By Mathieu Rosemain and Gianluca Lo Nostro
PARIS (Reuters) -Franco-British satellite operator Eutelsat will replace its CEO with Orange executive Jean-Francois Fallacher, it said on Monday, in a surprise move by a company in the spotlight for its role in European defence communications.
Fallacher, currently CEO of Orange France, will take over on June 1, at a time when Eutelsat has said it needs more financing.
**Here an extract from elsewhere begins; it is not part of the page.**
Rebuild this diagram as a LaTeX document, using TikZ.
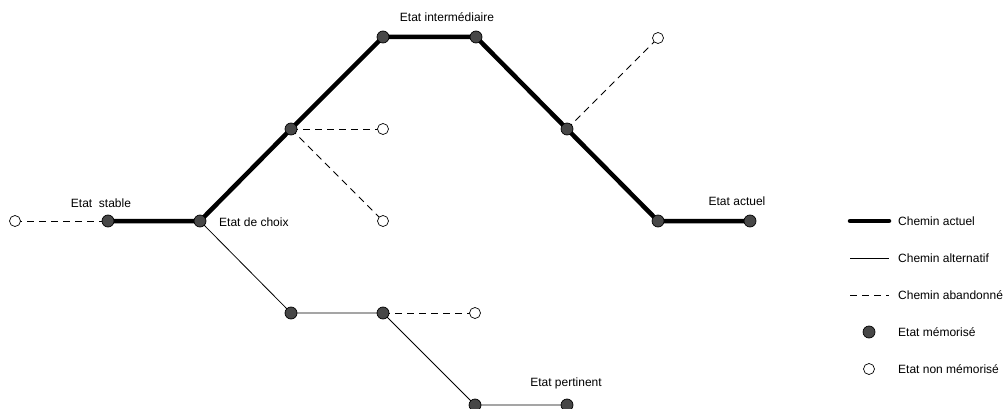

He will succeed Eva Berneke, who has led the company for the last two years.
The Frenchman takes over as Europe is looking for home-grown commercial and defence satellite communication options to reduce its reliance on Elon Musk’s Starlink.
“This appointment comes as a natural change that fully aligns Eutelsat to the telecom ecosystem,” the company said.
Shares in the company initially fell after the announcement before reversing course, and were up 3% at 0848 GMT.
Berneke led Eutelsat through its merger with Britain’s OneWeb in 2023 and a rapid revival of interest in the role of satellite connectivity in Europe.
Eutelsat’s OneWeb acquisition gave the group control over the only other constellation of low Earth orbit satellites in the world at the time besides Starlink.
Suggestions the company could replace Starlink in providing internet access to war-torn Ukraine fuelled the biggest weekly gains ever in Eutelsat stock in early March.
Berneke told Reuters last month the company has provided its high-speed satellite internet service to Ukraine for about a year via a German distributor.
“Eutelsat is set for a full alignment with a world where Europe is a strong sovereign space player and strongly aligned with the telecom connectivity ecosystem,” Berneke wrote in a post on LinkedIn regarding her departure.
She added that the company was looking to “adjust our governance and shareholder structure”, which had paved the way for the CEO change. She did not give further details.
A person familiar with the situation said Eutelsat was facing significant investment demands that would require fresh capital, with a potential share sale a logical avenue.
Eutelsat had said its OneWeb tie-up would lift the group’s annual sales to $2 billion by 2027, with OneWeb’s second generation of LEO satellites expected to be launched by the end of the decade.
However, Eutelsat now says it needs more than three times the satellites than previously thought, requiring up to 2.2 billion euros ($2.5 billion) in financing.